- [Exercise instructions] All of the data should be repeated exactly; pictures are not part of the copy.

- [Provided data]
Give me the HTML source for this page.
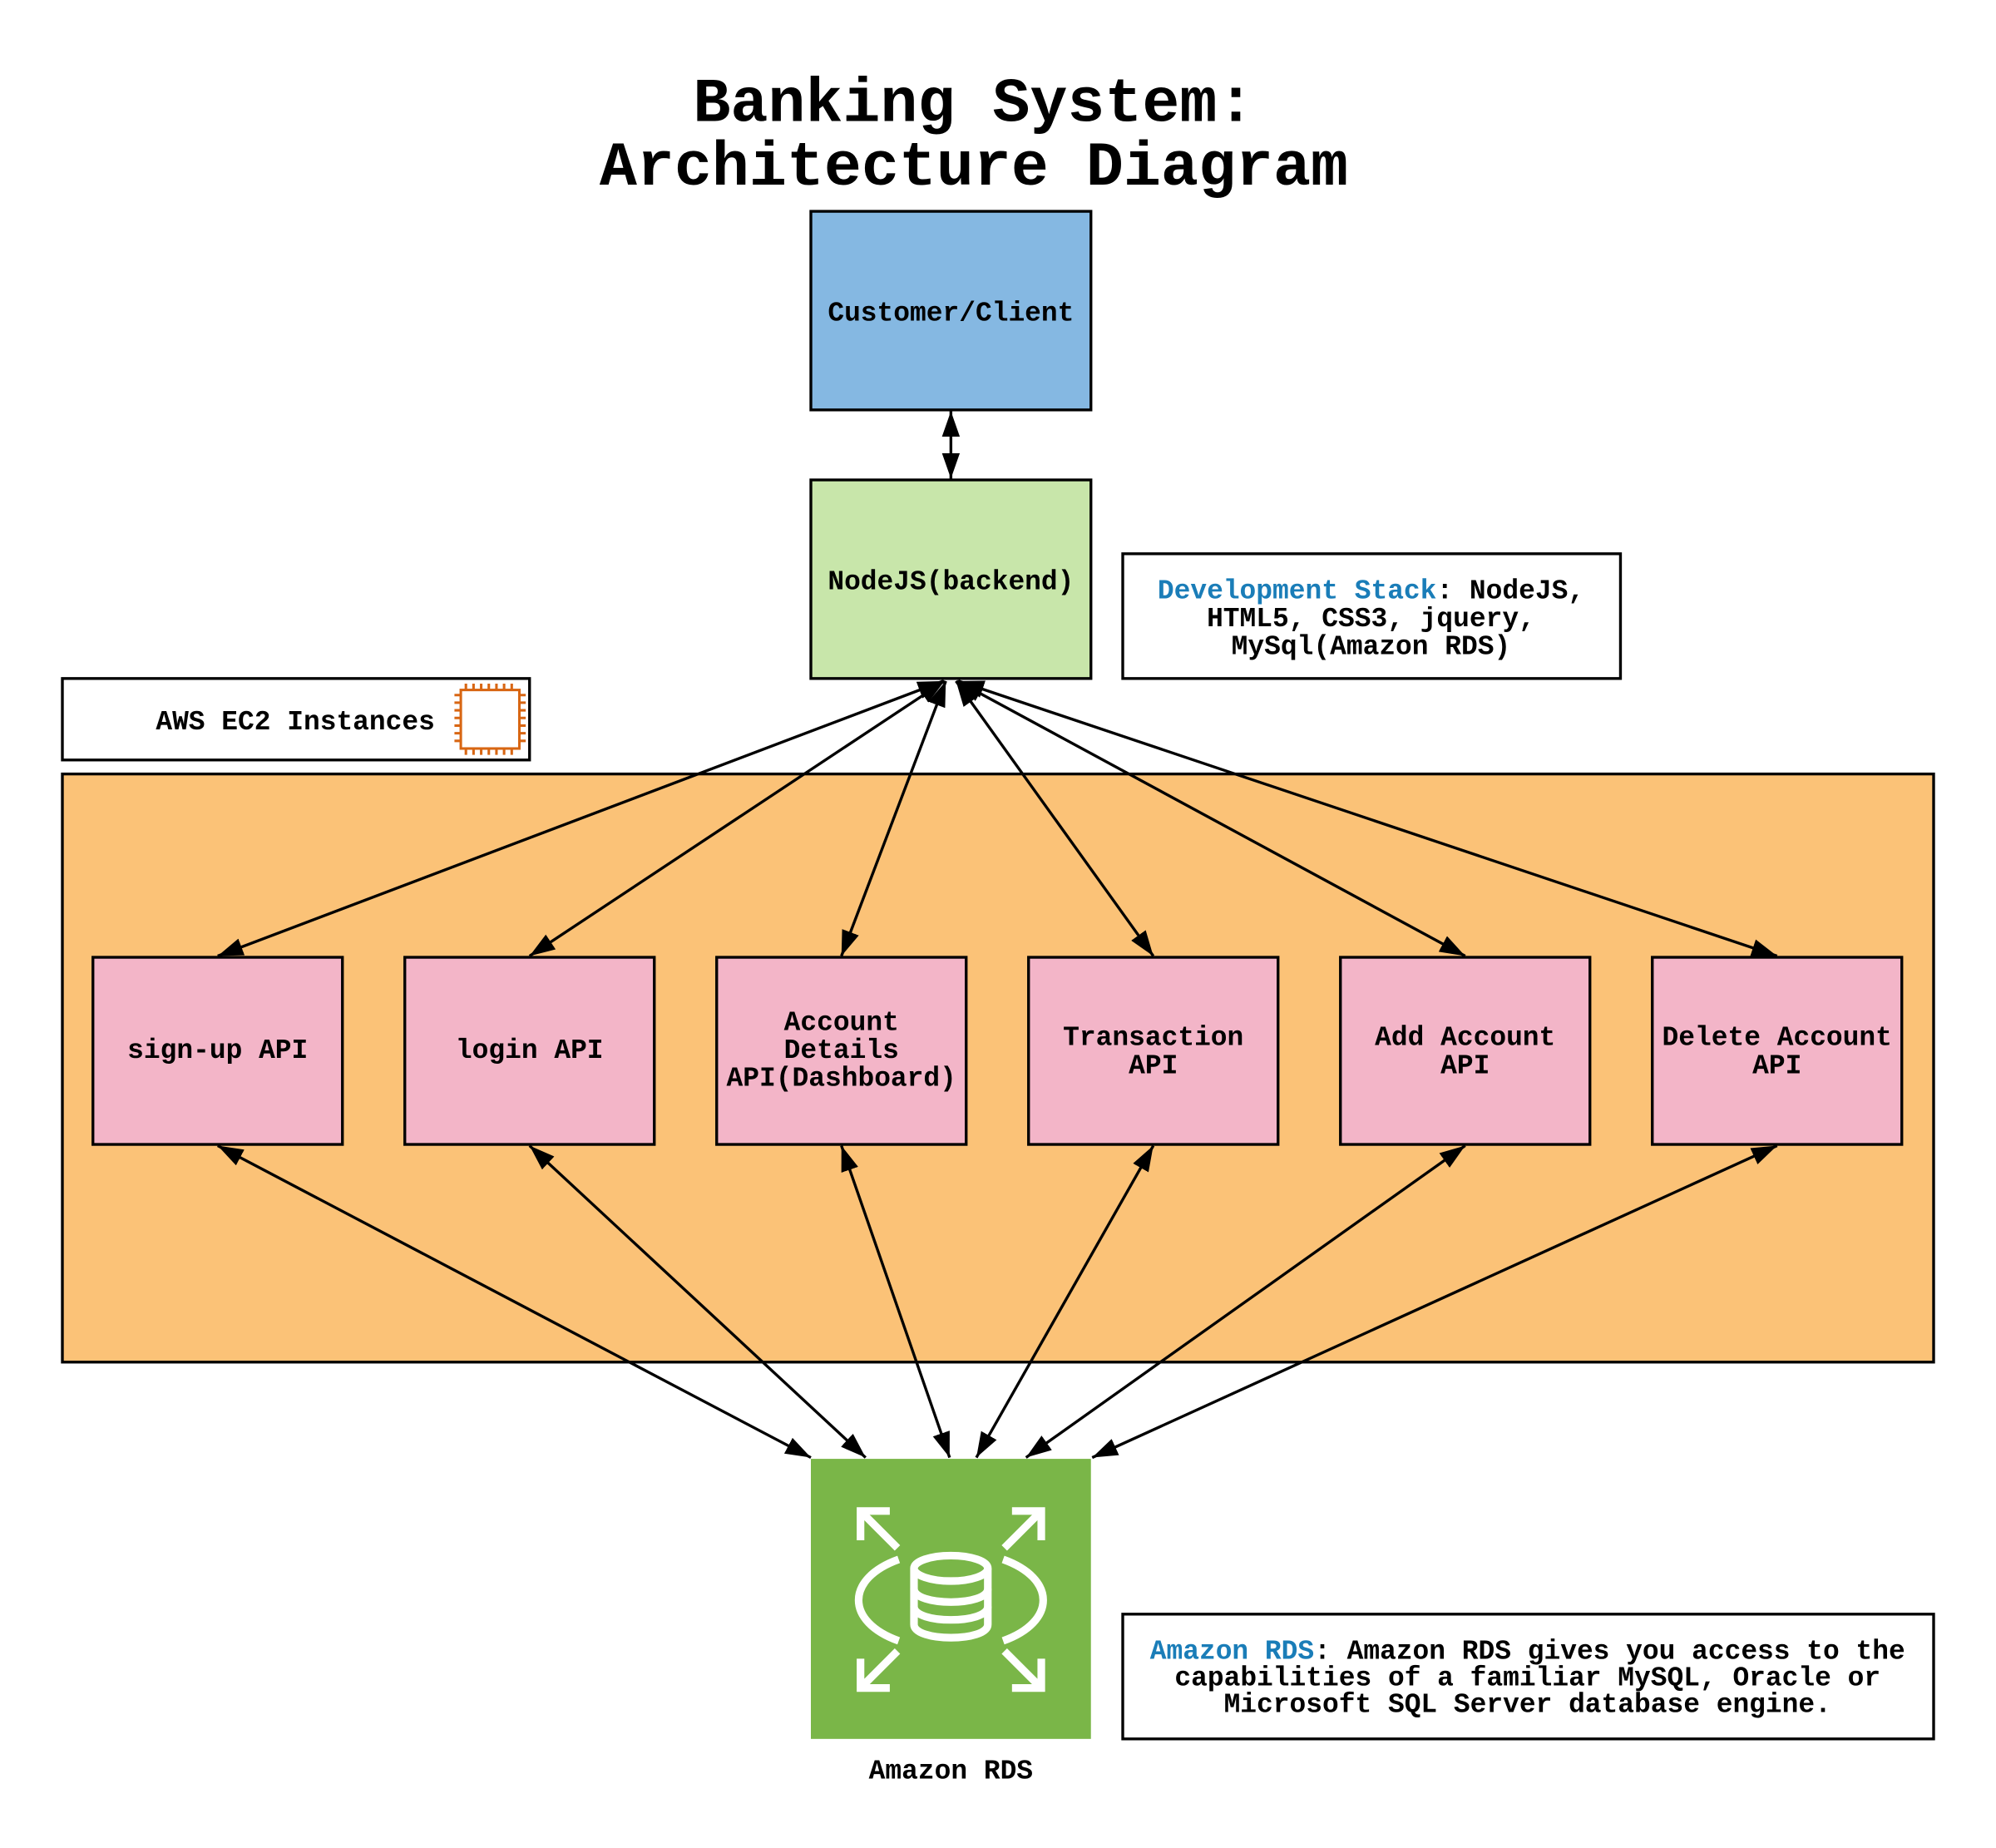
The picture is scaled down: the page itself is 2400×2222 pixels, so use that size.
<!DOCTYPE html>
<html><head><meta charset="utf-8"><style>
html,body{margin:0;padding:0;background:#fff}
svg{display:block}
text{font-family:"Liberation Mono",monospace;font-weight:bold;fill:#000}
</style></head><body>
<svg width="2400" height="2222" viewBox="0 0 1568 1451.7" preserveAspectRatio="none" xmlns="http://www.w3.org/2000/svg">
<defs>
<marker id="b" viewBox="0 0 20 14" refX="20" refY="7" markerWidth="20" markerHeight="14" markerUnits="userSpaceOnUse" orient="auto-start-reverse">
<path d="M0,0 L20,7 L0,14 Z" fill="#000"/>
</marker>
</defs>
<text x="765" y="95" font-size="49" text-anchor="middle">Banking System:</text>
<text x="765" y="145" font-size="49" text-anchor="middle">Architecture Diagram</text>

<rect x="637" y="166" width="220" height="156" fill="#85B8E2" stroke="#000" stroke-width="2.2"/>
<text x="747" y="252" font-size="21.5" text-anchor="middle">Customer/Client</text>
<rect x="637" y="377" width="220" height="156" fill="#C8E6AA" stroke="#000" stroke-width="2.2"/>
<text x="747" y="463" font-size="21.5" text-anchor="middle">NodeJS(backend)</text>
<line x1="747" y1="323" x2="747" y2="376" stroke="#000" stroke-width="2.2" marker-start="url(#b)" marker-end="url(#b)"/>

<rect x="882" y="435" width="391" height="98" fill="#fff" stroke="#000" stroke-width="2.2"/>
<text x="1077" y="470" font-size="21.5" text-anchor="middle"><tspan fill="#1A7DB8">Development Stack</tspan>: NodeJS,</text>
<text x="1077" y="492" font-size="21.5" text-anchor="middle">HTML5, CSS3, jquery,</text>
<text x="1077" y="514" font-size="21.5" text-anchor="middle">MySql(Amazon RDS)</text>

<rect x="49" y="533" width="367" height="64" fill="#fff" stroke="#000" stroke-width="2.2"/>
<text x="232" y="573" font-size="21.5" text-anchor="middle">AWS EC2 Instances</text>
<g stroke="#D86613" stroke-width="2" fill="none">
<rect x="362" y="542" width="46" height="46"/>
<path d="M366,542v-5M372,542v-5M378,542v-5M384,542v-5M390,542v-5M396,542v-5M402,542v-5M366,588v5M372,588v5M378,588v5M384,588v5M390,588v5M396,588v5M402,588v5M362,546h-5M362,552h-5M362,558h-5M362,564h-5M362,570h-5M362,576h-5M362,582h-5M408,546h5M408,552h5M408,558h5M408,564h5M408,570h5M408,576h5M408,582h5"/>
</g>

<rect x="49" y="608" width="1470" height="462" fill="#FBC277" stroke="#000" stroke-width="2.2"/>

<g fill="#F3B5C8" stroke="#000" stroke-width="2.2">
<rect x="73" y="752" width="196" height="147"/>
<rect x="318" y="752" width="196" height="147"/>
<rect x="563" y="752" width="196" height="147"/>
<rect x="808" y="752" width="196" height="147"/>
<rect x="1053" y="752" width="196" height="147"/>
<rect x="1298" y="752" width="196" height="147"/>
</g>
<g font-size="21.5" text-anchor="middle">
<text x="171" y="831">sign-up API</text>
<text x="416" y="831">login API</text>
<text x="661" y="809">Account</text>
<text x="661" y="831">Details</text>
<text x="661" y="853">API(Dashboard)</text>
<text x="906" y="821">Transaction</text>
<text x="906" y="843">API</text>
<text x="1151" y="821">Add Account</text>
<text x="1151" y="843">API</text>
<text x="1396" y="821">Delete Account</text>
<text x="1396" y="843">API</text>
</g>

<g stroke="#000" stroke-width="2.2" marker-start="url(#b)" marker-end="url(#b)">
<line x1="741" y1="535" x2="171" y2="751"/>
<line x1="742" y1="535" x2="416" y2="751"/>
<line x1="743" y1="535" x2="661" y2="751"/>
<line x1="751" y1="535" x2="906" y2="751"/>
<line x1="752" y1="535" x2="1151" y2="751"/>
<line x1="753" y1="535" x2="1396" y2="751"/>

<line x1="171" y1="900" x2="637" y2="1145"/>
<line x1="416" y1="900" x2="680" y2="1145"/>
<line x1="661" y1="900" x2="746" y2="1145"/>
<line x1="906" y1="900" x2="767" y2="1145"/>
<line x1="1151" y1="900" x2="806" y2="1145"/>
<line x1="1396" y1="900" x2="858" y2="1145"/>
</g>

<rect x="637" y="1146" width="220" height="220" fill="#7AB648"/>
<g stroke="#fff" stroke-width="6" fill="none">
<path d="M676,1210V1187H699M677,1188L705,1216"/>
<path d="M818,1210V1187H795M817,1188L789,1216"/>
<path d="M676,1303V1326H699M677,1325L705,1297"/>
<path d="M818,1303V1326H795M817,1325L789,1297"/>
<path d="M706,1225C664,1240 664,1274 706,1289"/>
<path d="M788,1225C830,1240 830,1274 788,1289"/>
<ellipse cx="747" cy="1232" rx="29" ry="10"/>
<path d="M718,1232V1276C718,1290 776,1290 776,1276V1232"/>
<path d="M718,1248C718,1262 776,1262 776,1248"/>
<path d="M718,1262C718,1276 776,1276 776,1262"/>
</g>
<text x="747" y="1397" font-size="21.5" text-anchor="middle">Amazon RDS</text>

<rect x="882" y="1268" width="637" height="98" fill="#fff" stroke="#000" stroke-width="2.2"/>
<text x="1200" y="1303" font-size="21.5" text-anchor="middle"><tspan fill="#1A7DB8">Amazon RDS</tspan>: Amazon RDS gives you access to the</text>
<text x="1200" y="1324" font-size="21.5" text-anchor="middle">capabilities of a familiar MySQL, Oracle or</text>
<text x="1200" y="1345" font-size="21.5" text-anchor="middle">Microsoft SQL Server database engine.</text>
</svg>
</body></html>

- [In response]
Give me the HTML source for this page.
The picture is scaled down: the page itself is 2400×2222 pixels, so use that size.
<!DOCTYPE html>
<html><head><meta charset="utf-8"><style>
html,body{margin:0;padding:0;background:#fff}
svg{display:block}
text{font-family:"Liberation Mono",monospace;font-weight:bold;fill:#000}
</style></head><body>
<svg width="2400" height="2222" viewBox="0 0 1568 1451.7" preserveAspectRatio="none" xmlns="http://www.w3.org/2000/svg">
<defs>
<marker id="b" viewBox="0 0 20 14" refX="20" refY="7" markerWidth="20" markerHeight="14" markerUnits="userSpaceOnUse" orient="auto-start-reverse">
<path d="M0,0 L20,7 L0,14 Z" fill="#000"/>
</marker>
</defs>
<text x="765" y="95" font-size="49" text-anchor="middle">Banking System:</text>
<text x="765" y="145" font-size="49" text-anchor="middle">Architecture Diagram</text>

<rect x="637" y="166" width="220" height="156" fill="#85B8E2" stroke="#000" stroke-width="2.2"/>
<text x="747" y="252" font-size="21.5" text-anchor="middle">Customer/Client</text>
<rect x="637" y="377" width="220" height="156" fill="#C8E6AA" stroke="#000" stroke-width="2.2"/>
<text x="747" y="463" font-size="21.5" text-anchor="middle">NodeJS(backend)</text>
<line x1="747" y1="323" x2="747" y2="376" stroke="#000" stroke-width="2.2" marker-start="url(#b)" marker-end="url(#b)"/>

<rect x="882" y="435" width="391" height="98" fill="#fff" stroke="#000" stroke-width="2.2"/>
<text x="1077" y="470" font-size="21.5" text-anchor="middle"><tspan fill="#1A7DB8">Development Stack</tspan>: NodeJS,</text>
<text x="1077" y="492" font-size="21.5" text-anchor="middle">HTML5, CSS3, jquery,</text>
<text x="1077" y="514" font-size="21.5" text-anchor="middle">MySql(Amazon RDS)</text>

<rect x="49" y="533" width="367" height="64" fill="#fff" stroke="#000" stroke-width="2.2"/>
<text x="232" y="573" font-size="21.5" text-anchor="middle">AWS EC2 Instances</text>
<g stroke="#D86613" stroke-width="2" fill="none">
<rect x="362" y="542" width="46" height="46"/>
<path d="M366,542v-5M372,542v-5M378,542v-5M384,542v-5M390,542v-5M396,542v-5M402,542v-5M366,588v5M372,588v5M378,588v5M384,588v5M390,588v5M396,588v5M402,588v5M362,546h-5M362,552h-5M362,558h-5M362,564h-5M362,570h-5M362,576h-5M362,582h-5M408,546h5M408,552h5M408,558h5M408,564h5M408,570h5M408,576h5M408,582h5"/>
</g>

<rect x="49" y="608" width="1470" height="462" fill="#FBC277" stroke="#000" stroke-width="2.2"/>

<g fill="#F3B5C8" stroke="#000" stroke-width="2.2">
<rect x="73" y="752" width="196" height="147"/>
<rect x="318" y="752" width="196" height="147"/>
<rect x="563" y="752" width="196" height="147"/>
<rect x="808" y="752" width="196" height="147"/>
<rect x="1053" y="752" width="196" height="147"/>
<rect x="1298" y="752" width="196" height="147"/>
</g>
<g font-size="21.5" text-anchor="middle">
<text x="171" y="831">sign-up API</text>
<text x="416" y="831">login API</text>
<text x="661" y="809">Account</text>
<text x="661" y="831">Details</text>
<text x="661" y="853">API(Dashboard)</text>
<text x="906" y="821">Transaction</text>
<text x="906" y="843">API</text>
<text x="1151" y="821">Add Account</text>
<text x="1151" y="843">API</text>
<text x="1396" y="821">Delete Account</text>
<text x="1396" y="843">API</text>
</g>

<g stroke="#000" stroke-width="2.2" marker-start="url(#b)" marker-end="url(#b)">
<line x1="741" y1="535" x2="171" y2="751"/>
<line x1="742" y1="535" x2="416" y2="751"/>
<line x1="743" y1="535" x2="661" y2="751"/>
<line x1="751" y1="535" x2="906" y2="751"/>
<line x1="752" y1="535" x2="1151" y2="751"/>
<line x1="753" y1="535" x2="1396" y2="751"/>

<line x1="171" y1="900" x2="637" y2="1145"/>
<line x1="416" y1="900" x2="680" y2="1145"/>
<line x1="661" y1="900" x2="746" y2="1145"/>
<line x1="906" y1="900" x2="767" y2="1145"/>
<line x1="1151" y1="900" x2="806" y2="1145"/>
<line x1="1396" y1="900" x2="858" y2="1145"/>
</g>

<rect x="637" y="1146" width="220" height="220" fill="#7AB648"/>
<g stroke="#fff" stroke-width="6" fill="none">
<path d="M676,1210V1187H699M677,1188L705,1216"/>
<path d="M818,1210V1187H795M817,1188L789,1216"/>
<path d="M676,1303V1326H699M677,1325L705,1297"/>
<path d="M818,1303V1326H795M817,1325L789,1297"/>
<path d="M706,1225C664,1240 664,1274 706,1289"/>
<path d="M788,1225C830,1240 830,1274 788,1289"/>
<ellipse cx="747" cy="1232" rx="29" ry="10"/>
<path d="M718,1232V1276C718,1290 776,1290 776,1276V1232"/>
<path d="M718,1248C718,1262 776,1262 776,1248"/>
<path d="M718,1262C718,1276 776,1276 776,1262"/>
</g>
<text x="747" y="1397" font-size="21.5" text-anchor="middle">Amazon RDS</text>

<rect x="882" y="1268" width="637" height="98" fill="#fff" stroke="#000" stroke-width="2.2"/>
<text x="1200" y="1303" font-size="21.5" text-anchor="middle"><tspan fill="#1A7DB8">Amazon RDS</tspan>: Amazon RDS gives you access to the</text>
<text x="1200" y="1324" font-size="21.5" text-anchor="middle">capabilities of a familiar MySQL, Oracle or</text>
<text x="1200" y="1345" font-size="21.5" text-anchor="middle">Microsoft SQL Server database engine.</text>
</svg>
</body></html>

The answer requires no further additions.